=== PROBLEM TO SOLVE ===
Return the material word for word. Do not include pictures.

(begin)

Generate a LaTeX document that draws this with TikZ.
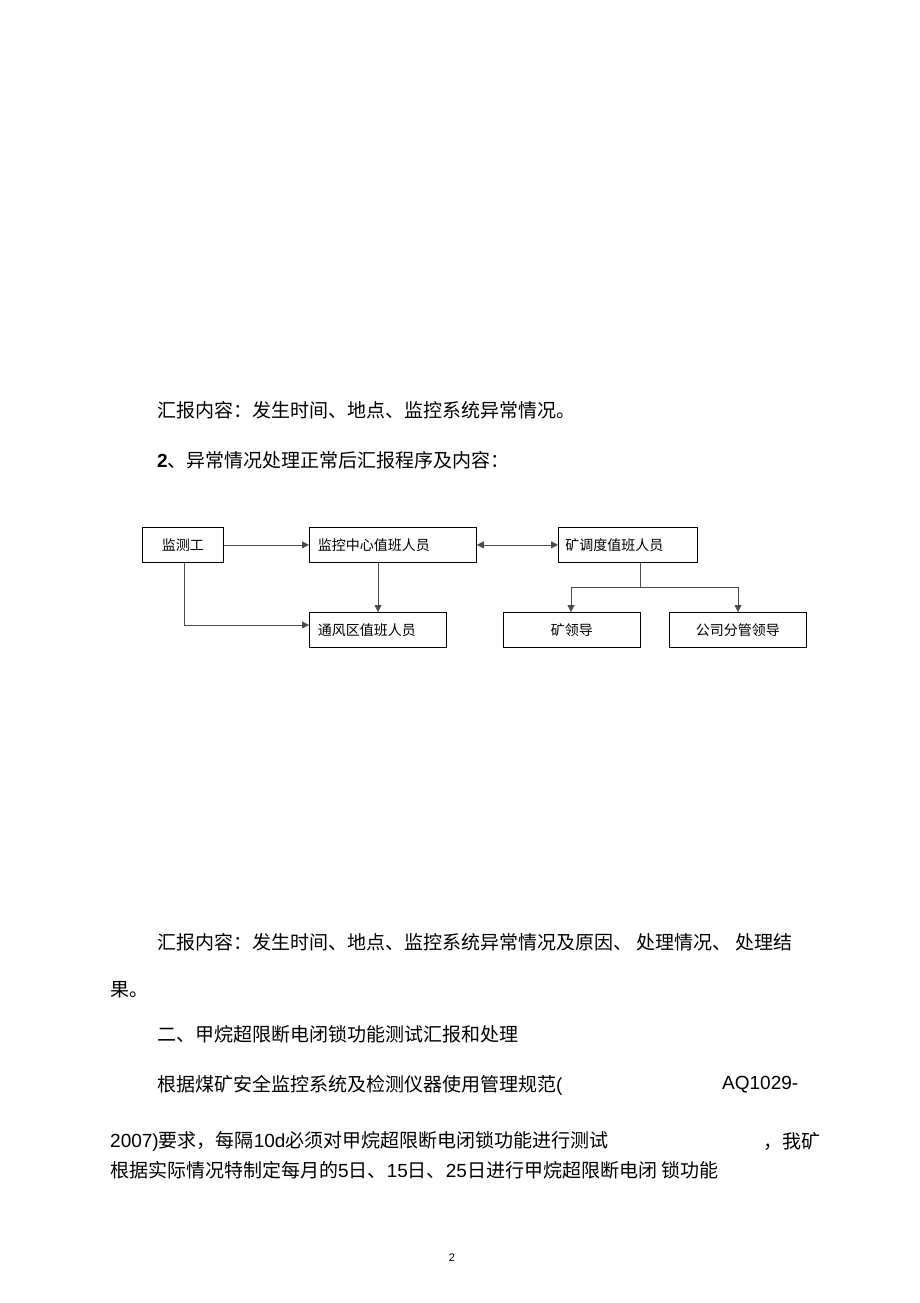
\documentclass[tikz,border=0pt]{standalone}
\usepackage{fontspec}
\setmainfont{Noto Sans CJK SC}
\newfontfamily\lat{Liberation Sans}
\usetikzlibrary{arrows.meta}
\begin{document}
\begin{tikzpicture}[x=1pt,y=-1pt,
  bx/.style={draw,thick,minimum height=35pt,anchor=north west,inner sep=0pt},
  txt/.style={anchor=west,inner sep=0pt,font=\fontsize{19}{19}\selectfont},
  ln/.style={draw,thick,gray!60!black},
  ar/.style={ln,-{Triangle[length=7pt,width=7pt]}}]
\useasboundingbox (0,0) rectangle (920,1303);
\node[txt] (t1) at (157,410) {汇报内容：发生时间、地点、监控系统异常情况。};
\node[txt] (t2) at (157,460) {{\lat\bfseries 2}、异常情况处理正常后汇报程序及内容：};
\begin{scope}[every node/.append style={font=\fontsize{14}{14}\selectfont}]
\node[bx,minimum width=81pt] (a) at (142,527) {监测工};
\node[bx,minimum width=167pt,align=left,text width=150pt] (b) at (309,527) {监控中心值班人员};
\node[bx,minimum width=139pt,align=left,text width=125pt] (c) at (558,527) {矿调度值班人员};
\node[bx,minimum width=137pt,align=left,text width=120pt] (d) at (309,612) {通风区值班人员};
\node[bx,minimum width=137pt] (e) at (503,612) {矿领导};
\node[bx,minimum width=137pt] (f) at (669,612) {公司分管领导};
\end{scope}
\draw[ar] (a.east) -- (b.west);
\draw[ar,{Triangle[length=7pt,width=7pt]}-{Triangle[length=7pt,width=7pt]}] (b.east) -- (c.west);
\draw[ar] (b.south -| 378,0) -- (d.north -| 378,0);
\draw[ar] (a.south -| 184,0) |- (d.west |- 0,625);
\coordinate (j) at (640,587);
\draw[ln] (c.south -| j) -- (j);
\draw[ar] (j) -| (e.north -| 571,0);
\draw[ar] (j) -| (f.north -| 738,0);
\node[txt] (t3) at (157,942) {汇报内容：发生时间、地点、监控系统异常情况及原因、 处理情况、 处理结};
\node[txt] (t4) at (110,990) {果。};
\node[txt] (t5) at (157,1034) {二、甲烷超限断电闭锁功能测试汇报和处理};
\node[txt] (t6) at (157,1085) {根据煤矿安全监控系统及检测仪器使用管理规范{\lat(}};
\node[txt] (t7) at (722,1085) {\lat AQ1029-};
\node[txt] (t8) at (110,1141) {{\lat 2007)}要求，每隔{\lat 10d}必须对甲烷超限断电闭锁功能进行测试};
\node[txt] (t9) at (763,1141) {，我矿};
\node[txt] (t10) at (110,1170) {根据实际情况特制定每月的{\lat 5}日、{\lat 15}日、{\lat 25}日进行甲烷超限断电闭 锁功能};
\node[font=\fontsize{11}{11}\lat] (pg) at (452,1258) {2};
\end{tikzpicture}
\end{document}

(end)

=== RESULT OF THE EXERCISE ===
Generate a LaTeX document that draws this with TikZ.
\documentclass[tikz,border=0pt]{standalone}
\usepackage{fontspec}
\setmainfont{Noto Sans CJK SC}
\newfontfamily\lat{Liberation Sans}
\usetikzlibrary{arrows.meta}
\begin{document}
\begin{tikzpicture}[x=1pt,y=-1pt,
  bx/.style={draw,thick,minimum height=35pt,anchor=north west,inner sep=0pt},
  txt/.style={anchor=west,inner sep=0pt,font=\fontsize{19}{19}\selectfont},
  ln/.style={draw,thick,gray!60!black},
  ar/.style={ln,-{Triangle[length=7pt,width=7pt]}}]
\useasboundingbox (0,0) rectangle (920,1303);
\node[txt] (t1) at (157,410) {汇报内容：发生时间、地点、监控系统异常情况。};
\node[txt] (t2) at (157,460) {{\lat\bfseries 2}、异常情况处理正常后汇报程序及内容：};
\begin{scope}[every node/.append style={font=\fontsize{14}{14}\selectfont}]
\node[bx,minimum width=81pt] (a) at (142,527) {监测工};
\node[bx,minimum width=167pt,align=left,text width=150pt] (b) at (309,527) {监控中心值班人员};
\node[bx,minimum width=139pt,align=left,text width=125pt] (c) at (558,527) {矿调度值班人员};
\node[bx,minimum width=137pt,align=left,text width=120pt] (d) at (309,612) {通风区值班人员};
\node[bx,minimum width=137pt] (e) at (503,612) {矿领导};
\node[bx,minimum width=137pt] (f) at (669,612) {公司分管领导};
\end{scope}
\draw[ar] (a.east) -- (b.west);
\draw[ar,{Triangle[length=7pt,width=7pt]}-{Triangle[length=7pt,width=7pt]}] (b.east) -- (c.west);
\draw[ar] (b.south -| 378,0) -- (d.north -| 378,0);
\draw[ar] (a.south -| 184,0) |- (d.west |- 0,625);
\coordinate (j) at (640,587);
\draw[ln] (c.south -| j) -- (j);
\draw[ar] (j) -| (e.north -| 571,0);
\draw[ar] (j) -| (f.north -| 738,0);
\node[txt] (t3) at (157,942) {汇报内容：发生时间、地点、监控系统异常情况及原因、 处理情况、 处理结};
\node[txt] (t4) at (110,990) {果。};
\node[txt] (t5) at (157,1034) {二、甲烷超限断电闭锁功能测试汇报和处理};
\node[txt] (t6) at (157,1085) {根据煤矿安全监控系统及检测仪器使用管理规范{\lat(}};
\node[txt] (t7) at (722,1085) {\lat AQ1029-};
\node[txt] (t8) at (110,1141) {{\lat 2007)}要求，每隔{\lat 10d}必须对甲烷超限断电闭锁功能进行测试};
\node[txt] (t9) at (763,1141) {，我矿};
\node[txt] (t10) at (110,1170) {根据实际情况特制定每月的{\lat 5}日、{\lat 15}日、{\lat 25}日进行甲烷超限断电闭 锁功能};
\node[font=\fontsize{11}{11}\lat] (pg) at (452,1258) {2};
\end{tikzpicture}
\end{document}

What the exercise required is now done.